Early elementary school children might compare their results to their peers, or challenge peers to a race.
Some children this age might want to work together to create a particularly challenging hoop glider design.

Early elementary aged children can make guesses to explain why two hoop gliders fly differently, depending on their design.
Children this age can try to guess how changes to their hoop glider will affect how it flies.
Early elementary aged children can also make guesses about which of two hoop gliders will fly the farthest, and test their predictions in a ‘race’.
Early-elementary aged visitors can see connections between the design of the hoop glider they build and the results they get when they test it.

Early-elementary aged children can create their own glider designs- they are not limited to re-creating the design of a “prototype glider” that someone else creates.

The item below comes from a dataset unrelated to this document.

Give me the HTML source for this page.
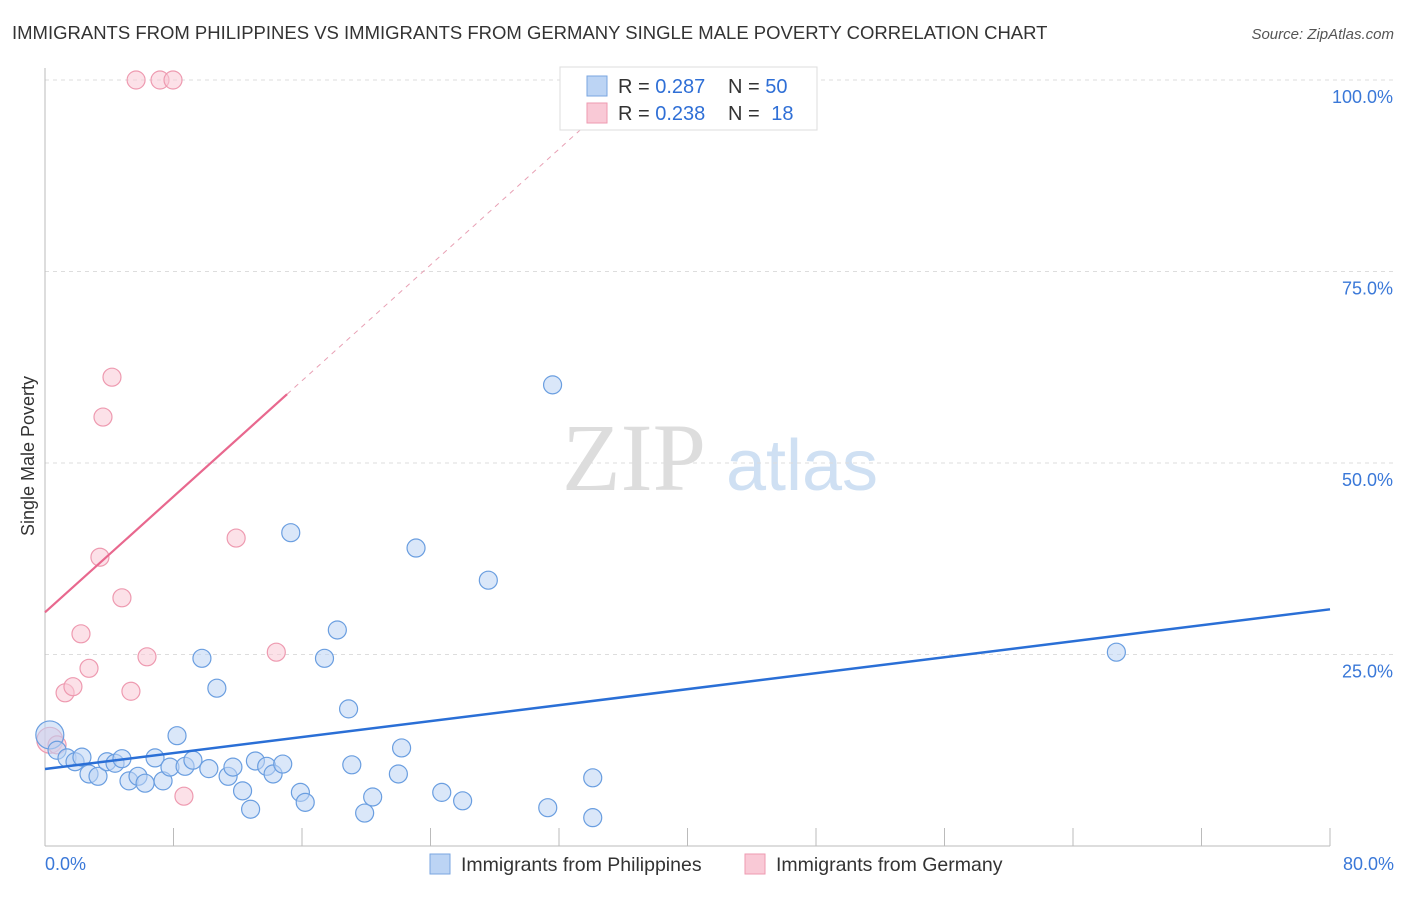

Children at this age can try testing different wing shapes, straw lengths, and other variables (one at a time).
Early elementary school children are developing an understanding of the importance of controlling variables in experiments- with help from a grownup, they can design experiments of their own in order to discover what features allow a hoop glider to fly the farthest or the fastest.
Most early-elementary aged visitors are adept at using scissors, and have developed the fine motor skills necessary to use paper-clips with ease.
Children at this age also have an understanding of measurement, and can use a test track to compare the distances that different hoop gliders achieve (even if the hoop gliders are tested at different times).